Mad Minerva

Nerd Triumph: American Universities Still Surpass European Counterparts

posted Thursday, 8 June 2006

This is not new news.  Last September I had two posts (here and here) already on the sad condition of European institutions of higher education.  (The links in the posts seem to be dead now, though.)


This has been reconfirmed by a new study that was released on June 5, 2006.  Here is the latest gloomy assessment:










EU universities are among the worst-funded in the world, falling behind US schools and becoming vulnerable to competition from Asia, according to a new report by the London-based think-tank the Centre for European Reform (CER) out 5 June.

EU member states spend between 0.9 percent (Slovakia, Italy, the Czech republic) and 1.8 percent (Denmark, Finland, Sweden) of their GDPs on higher education, compared to 2.6 percent in the US, the study notes.

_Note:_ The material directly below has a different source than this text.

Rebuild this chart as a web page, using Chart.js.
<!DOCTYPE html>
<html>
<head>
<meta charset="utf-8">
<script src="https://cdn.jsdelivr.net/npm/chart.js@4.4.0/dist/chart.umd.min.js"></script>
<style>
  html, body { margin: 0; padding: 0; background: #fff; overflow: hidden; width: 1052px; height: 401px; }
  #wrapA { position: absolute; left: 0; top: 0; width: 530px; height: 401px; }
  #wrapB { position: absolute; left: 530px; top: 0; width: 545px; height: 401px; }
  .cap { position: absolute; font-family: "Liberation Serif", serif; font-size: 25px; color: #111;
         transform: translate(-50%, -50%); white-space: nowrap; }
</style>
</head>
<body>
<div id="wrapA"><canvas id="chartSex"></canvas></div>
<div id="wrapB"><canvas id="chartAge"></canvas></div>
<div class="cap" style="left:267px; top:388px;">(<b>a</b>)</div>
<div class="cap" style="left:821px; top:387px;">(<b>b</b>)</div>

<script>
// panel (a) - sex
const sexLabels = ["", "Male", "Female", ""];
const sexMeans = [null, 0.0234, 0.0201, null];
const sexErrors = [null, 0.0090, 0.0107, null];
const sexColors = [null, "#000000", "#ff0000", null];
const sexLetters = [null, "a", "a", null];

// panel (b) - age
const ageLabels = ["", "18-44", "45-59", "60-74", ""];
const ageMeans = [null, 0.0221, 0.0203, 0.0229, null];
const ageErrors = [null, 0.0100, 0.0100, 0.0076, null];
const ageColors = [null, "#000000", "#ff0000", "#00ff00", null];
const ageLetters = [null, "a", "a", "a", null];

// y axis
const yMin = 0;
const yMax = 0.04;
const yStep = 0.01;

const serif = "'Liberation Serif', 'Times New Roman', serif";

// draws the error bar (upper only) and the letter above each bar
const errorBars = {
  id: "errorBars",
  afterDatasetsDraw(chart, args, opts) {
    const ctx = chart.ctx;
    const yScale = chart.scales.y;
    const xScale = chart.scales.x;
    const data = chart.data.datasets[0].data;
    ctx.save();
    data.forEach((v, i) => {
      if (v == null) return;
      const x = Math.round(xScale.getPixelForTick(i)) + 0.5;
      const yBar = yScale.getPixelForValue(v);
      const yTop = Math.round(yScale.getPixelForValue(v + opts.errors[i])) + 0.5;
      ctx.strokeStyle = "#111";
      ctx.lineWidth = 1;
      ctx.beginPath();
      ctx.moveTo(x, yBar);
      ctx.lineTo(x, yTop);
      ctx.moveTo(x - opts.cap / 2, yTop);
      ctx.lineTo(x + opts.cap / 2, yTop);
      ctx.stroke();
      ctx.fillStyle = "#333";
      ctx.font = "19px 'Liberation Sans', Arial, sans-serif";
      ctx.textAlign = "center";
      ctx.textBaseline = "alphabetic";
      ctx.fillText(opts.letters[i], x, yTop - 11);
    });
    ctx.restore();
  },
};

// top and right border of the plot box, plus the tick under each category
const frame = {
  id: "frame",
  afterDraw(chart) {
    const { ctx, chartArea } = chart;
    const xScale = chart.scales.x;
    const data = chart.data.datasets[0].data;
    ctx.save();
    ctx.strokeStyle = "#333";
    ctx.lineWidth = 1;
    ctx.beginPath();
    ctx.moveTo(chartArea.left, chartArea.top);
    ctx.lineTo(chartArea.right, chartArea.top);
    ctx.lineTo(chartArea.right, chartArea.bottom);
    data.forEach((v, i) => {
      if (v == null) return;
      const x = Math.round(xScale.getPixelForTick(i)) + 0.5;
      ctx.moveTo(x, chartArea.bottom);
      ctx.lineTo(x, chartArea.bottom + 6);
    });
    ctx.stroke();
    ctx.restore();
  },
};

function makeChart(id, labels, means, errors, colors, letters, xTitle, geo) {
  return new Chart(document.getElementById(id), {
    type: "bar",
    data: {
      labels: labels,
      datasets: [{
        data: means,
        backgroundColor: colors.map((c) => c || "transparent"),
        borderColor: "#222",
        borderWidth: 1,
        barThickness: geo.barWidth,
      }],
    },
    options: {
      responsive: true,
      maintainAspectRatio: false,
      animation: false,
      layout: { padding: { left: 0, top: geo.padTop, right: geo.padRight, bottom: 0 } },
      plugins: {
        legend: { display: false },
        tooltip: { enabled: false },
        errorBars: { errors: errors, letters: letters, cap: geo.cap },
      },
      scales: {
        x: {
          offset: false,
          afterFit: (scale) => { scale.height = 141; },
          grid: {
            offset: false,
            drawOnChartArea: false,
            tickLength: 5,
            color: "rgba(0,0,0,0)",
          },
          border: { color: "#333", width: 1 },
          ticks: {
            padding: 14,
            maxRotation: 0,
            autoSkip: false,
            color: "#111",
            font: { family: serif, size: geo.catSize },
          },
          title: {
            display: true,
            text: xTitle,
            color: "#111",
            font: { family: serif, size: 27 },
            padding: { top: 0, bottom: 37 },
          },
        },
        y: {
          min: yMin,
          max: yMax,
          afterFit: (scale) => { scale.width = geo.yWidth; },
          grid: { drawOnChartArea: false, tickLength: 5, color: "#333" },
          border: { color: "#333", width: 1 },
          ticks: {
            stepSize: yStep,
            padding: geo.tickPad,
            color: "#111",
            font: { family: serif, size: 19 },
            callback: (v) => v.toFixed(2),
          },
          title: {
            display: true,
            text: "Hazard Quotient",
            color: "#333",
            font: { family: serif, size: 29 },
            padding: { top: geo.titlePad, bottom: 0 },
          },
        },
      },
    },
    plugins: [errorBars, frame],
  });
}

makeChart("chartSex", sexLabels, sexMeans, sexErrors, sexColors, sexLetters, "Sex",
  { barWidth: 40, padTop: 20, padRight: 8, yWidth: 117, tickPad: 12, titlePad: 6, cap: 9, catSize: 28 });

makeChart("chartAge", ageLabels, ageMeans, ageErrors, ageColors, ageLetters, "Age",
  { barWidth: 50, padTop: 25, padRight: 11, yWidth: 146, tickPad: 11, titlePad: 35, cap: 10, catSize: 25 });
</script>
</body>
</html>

"Europe's universities, taken as a group, are failing to provide the intellectual and creative energy that is required to improve the continent's poor economic performance," CER states.

"There is a kind of drab uniformity across the sector: many institutions [especially in France, Italy and Germany] are struggling to cope with growing numbers of students and inadequate resources, delivering uninspiring teaching in dilapidated buildings."

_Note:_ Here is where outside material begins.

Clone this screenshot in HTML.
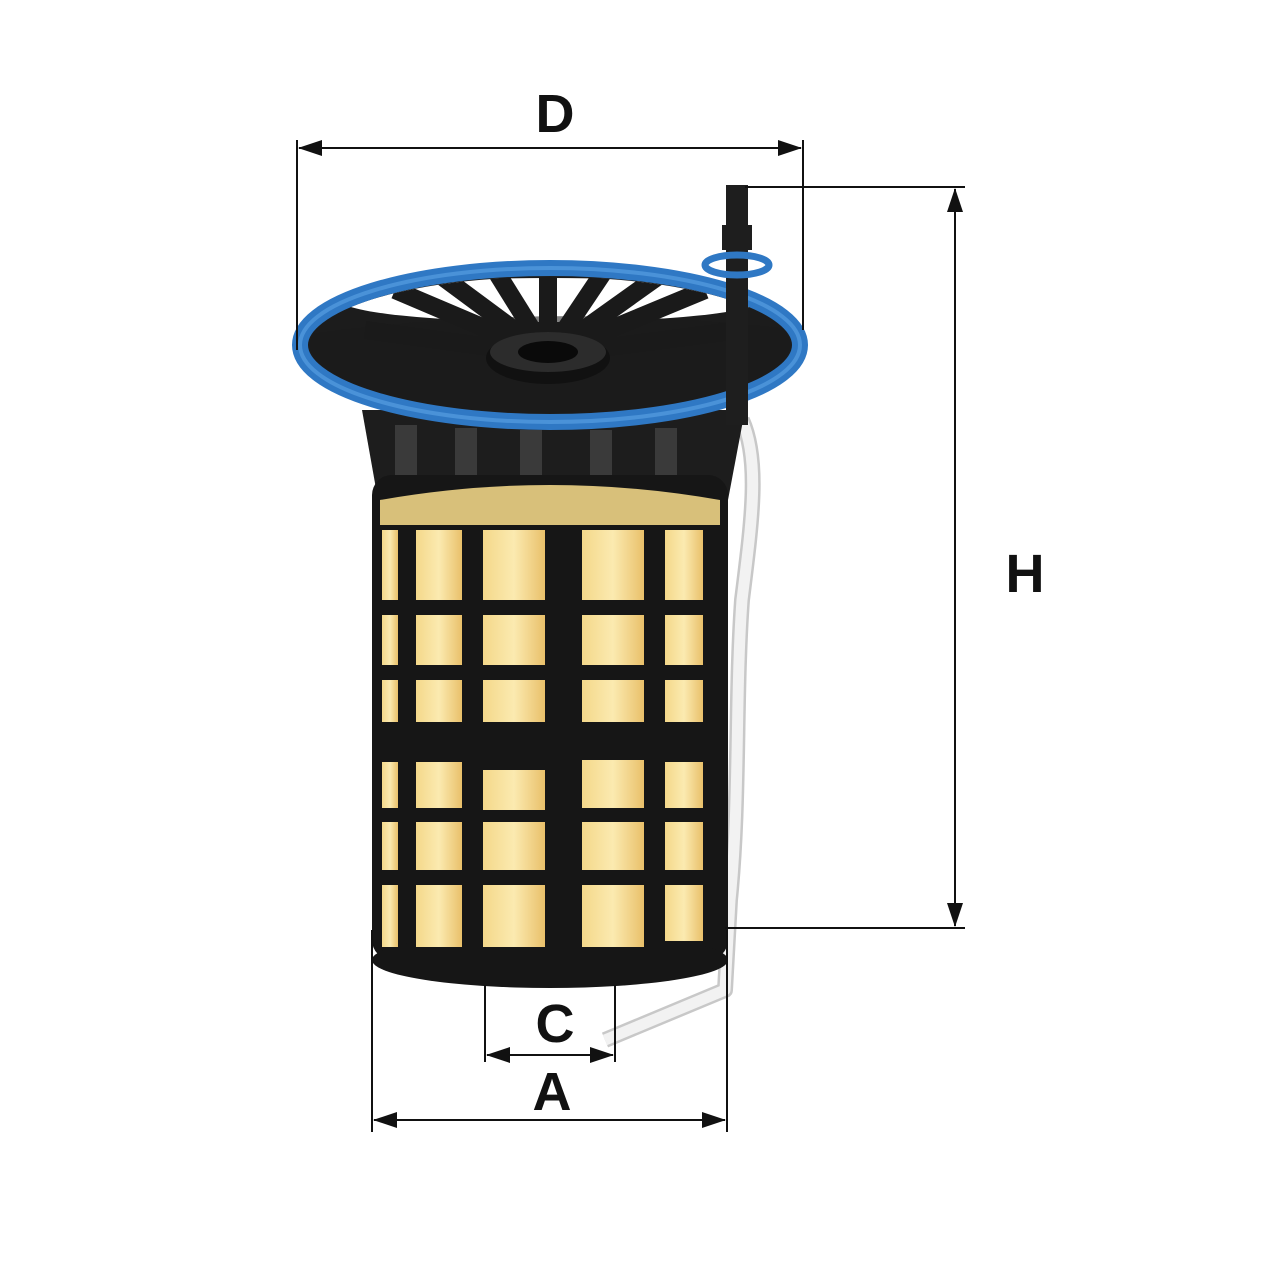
<!DOCTYPE html>
<html><head><meta charset="utf-8"><style>
html,body{margin:0;padding:0;background:#fff;}
svg{display:block;}
text{font-family:"Liberation Sans",sans-serif;font-weight:bold;fill:#111;}
</style></head><body>
<svg width="1280" height="1280" viewBox="0 0 1280 1280" xmlns="http://www.w3.org/2000/svg">
<defs>
<marker id="ar" viewBox="0 0 24 16" refX="23" refY="8" markerWidth="24" markerHeight="16" orient="auto-start-reverse" markerUnits="userSpaceOnUse">
<path d="M0,0 L24,8 L0,16 Z" fill="#111"/></marker>
<linearGradient id="yel" x1="0" x2="1"><stop offset="0" stop-color="#f4d88a"/><stop offset="0.5" stop-color="#fbeab0"/><stop offset="1" stop-color="#e9c06a"/></linearGradient>
<clipPath id="inner"><ellipse cx="550" cy="345" rx="240" ry="68"/></clipPath>
</defs>

<!-- hose -->
<path d="M742,420 C760,460 752,520 742,600 C735,700 740,800 730,900 L725,990 L605,1040" fill="none" stroke="#c8c8c8" stroke-width="16" stroke-linejoin="round"/>
<path d="M742,420 C760,460 752,520 742,600 C735,700 740,800 730,900 L725,990 L605,1040" fill="none" stroke="#f2f2f2" stroke-width="11" stroke-linejoin="round"/>

<!-- top cone -->
<path d="M362,410 L745,410 L728,500 L378,500 Z" fill="#1d1d1d"/>
<g fill="#3a3a3a">
<rect x="395" y="425" width="22" height="60"/><rect x="455" y="428" width="22" height="62"/><rect x="520" y="430" width="22" height="62"/><rect x="590" y="430" width="22" height="62"/><rect x="655" y="428" width="22" height="60"/>
</g>

<!-- body -->
<rect x="372" y="475" width="356" height="485" rx="20" fill="#161616"/>
<ellipse cx="550" cy="960" rx="178" ry="28" fill="#161616"/>
<path d="M380,500 Q550,470 720,500 L720,525 L380,525 Z" fill="#d8c07a"/>
<g fill="url(#yel)">
<rect x="382" y="530" width="16" height="70"/><rect x="416" y="530" width="46" height="70"/><rect x="483" y="530" width="62" height="70"/><rect x="582" y="530" width="62" height="70"/><rect x="665" y="530" width="38" height="70"/>
<rect x="382" y="615" width="16" height="50"/><rect x="416" y="615" width="46" height="50"/><rect x="483" y="615" width="62" height="50"/><rect x="582" y="615" width="62" height="50"/><rect x="665" y="615" width="38" height="50"/>
<rect x="382" y="680" width="16" height="42"/><rect x="416" y="680" width="46" height="42"/><rect x="483" y="680" width="62" height="42"/><rect x="582" y="680" width="62" height="42"/><rect x="665" y="680" width="38" height="42"/>
<rect x="382" y="762" width="16" height="46"/><rect x="416" y="762" width="46" height="46"/><rect x="483" y="770" width="62" height="40"/><rect x="582" y="760" width="62" height="48"/><rect x="665" y="762" width="38" height="46"/>
<rect x="382" y="822" width="16" height="48"/><rect x="416" y="822" width="46" height="48"/><rect x="483" y="822" width="62" height="48"/><rect x="582" y="822" width="62" height="48"/><rect x="665" y="822" width="38" height="48"/>
<rect x="382" y="885" width="16" height="62"/><rect x="416" y="885" width="46" height="62"/><rect x="483" y="885" width="62" height="62"/><rect x="582" y="885" width="62" height="62"/><rect x="665" y="885" width="38" height="56"/>
</g>
<rect x="372" y="726" width="356" height="30" fill="#161616"/>

<!-- top ring area -->
<ellipse cx="550" cy="350" rx="245" ry="75" fill="#1c1c1c"/>
<g clip-path="url(#inner)">
<ellipse cx="550" cy="300" rx="210" ry="22" fill="#fff"/>
<ellipse cx="550" cy="330" rx="205" ry="35" fill="#1c1c1c" opacity="0.0"/>
<g stroke="#1a1a1a" stroke-width="18">
<line x1="548" y1="355" x2="365" y2="330"/><line x1="548" y1="355" x2="395" y2="290"/><line x1="548" y1="355" x2="440" y2="275"/><line x1="548" y1="355" x2="495" y2="270"/><line x1="548" y1="355" x2="548" y2="265"/><line x1="548" y1="355" x2="605" y2="270"/><line x1="548" y1="355" x2="660" y2="275"/><line x1="548" y1="355" x2="705" y2="290"/><line x1="548" y1="355" x2="740" y2="330"/>
</g>
<path d="M300,335 Q550,300 800,330 L800,420 L300,420 Z" fill="#1c1c1c" opacity="0.55"/>
</g>
<ellipse cx="548" cy="358" rx="62" ry="26" fill="#111"/>
<ellipse cx="548" cy="352" rx="58" ry="20" fill="#2c2c2c"/>
<ellipse cx="548" cy="352" rx="30" ry="11" fill="#0a0a0a"/>
<ellipse cx="550" cy="345" rx="250" ry="77" fill="none" stroke="#2f78c4" stroke-width="16"/>
<ellipse cx="550" cy="345" rx="250" ry="77" fill="none" stroke="#4a92d8" stroke-width="4"/>

<!-- pipe -->
<rect x="726" y="185" width="22" height="240" fill="#1e1e1e"/>
<rect x="722" y="225" width="30" height="25" fill="#1e1e1e"/>
<ellipse cx="737" cy="265" rx="32" ry="10" fill="none" stroke="#2f78c4" stroke-width="7"/>

<!-- dimension lines -->
<g stroke="#111" stroke-width="2" fill="none">
<line x1="297" y1="140" x2="297" y2="350"/><line x1="803" y1="140" x2="803" y2="330"/>
<line x1="299" y1="148" x2="801" y2="148" marker-start="url(#ar)" marker-end="url(#ar)"/>
<line x1="745" y1="187" x2="965" y2="187"/><line x1="725" y1="928" x2="965" y2="928"/>
<line x1="955" y1="189" x2="955" y2="926" marker-start="url(#ar)" marker-end="url(#ar)"/>
<line x1="372" y1="930" x2="372" y2="1132"/><line x1="727" y1="930" x2="727" y2="1132"/>
<line x1="374" y1="1120" x2="725" y2="1120" marker-start="url(#ar)" marker-end="url(#ar)"/>
<line x1="485" y1="985" x2="485" y2="1062"/><line x1="615" y1="985" x2="615" y2="1062"/>
<line x1="487" y1="1055" x2="613" y2="1055" marker-start="url(#ar)" marker-end="url(#ar)"/>
</g>
<text x="555" y="132" font-size="54" text-anchor="middle">D</text>
<text x="1025" y="592" font-size="54" text-anchor="middle">H</text>
<text x="552" y="1110" font-size="54" text-anchor="middle">A</text>
<text x="555" y="1042" font-size="54" text-anchor="middle">C</text>
</svg>
</body></html>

CER cites Chinese and UK analyses saying that eight out of the top ten universities in the world and 36 out of the top 50 are based in the US, with China and India catching up and expected to enter the rankings in 2010.

The world's top ten non-US universities are: Oxford, Cambridge, Tokyo, Kyoto, Imperial College London, Toronto, University College London, the Swiss Technical Institute, British Columbia in Canada and Utrecht in the Netherlands.

The UK has five universities in the European top ten, with Switzerland, Utrecht, the Karolinska institute in Stockholm, Paris 06 in France and Munich in Germany also making the grade.

"Fifty eight percent of European citizens who received doctorates in American institutions between 1998 and 2001 chose to stay in the US once their studies were finished," the CER report says on the worrying drain on Europe's intelligentsia.




Here is the website for the Centre for European Reform, and it has some more links to the educational studies.


I can tell you for a fact that a lot of European scholars who come to America decide to stay in America.  Several people I know first came to my campus as visitors, and  then they decided to stay.  Some of them like to complain about the American government, etc. etc., but that doesn't change the fact that they prefer to stay in this "American hell" rather than go back to "enlightened, superior Europe."  They seem to think there are better and more opportunities on this side of the Atlantic. 


A significant percentage of these scholars (sorry, gentle readers from Germany) are German. There are also a fair number of British scholars also, who tell terrible stories of lack of funding back home.


I will also quote again one of my non-American professors:










[S]everal of my Nerd Lords recently returned from a trip across the pond to Germany.   One told me that the university system is too hidebound and inflexible to go on.  One said that the leadership of those universities is in deep trouble because the former East German academics only had training in Leninist-Marxist theory, so some schools have to import talent from the former West -- which creates friction for all involved.  It was all really a surprise for me -- both the news and the bald honesty of the reports.


Another told me flatly that he thinks Germany's universities are doomed. 


"In twenty, thirty years, there won't be anything left there for talented students," the Nerd Lord declared.


"So what should those students do if they want to get ahead?" I asked.


"Emigrate."


Oh, dear!




As you all know, American higher education has a lot of problems, but how nice to see that it ranks well in the world anyway.  (I hope my gentle European readers will let me indulge in a small moment of triumphalistic satisfaction!  *grin*) But Europe needs to do something about its ongoing struggles with higher education if it really wants to be competitive in the future . . . and it benefits all of us if it is.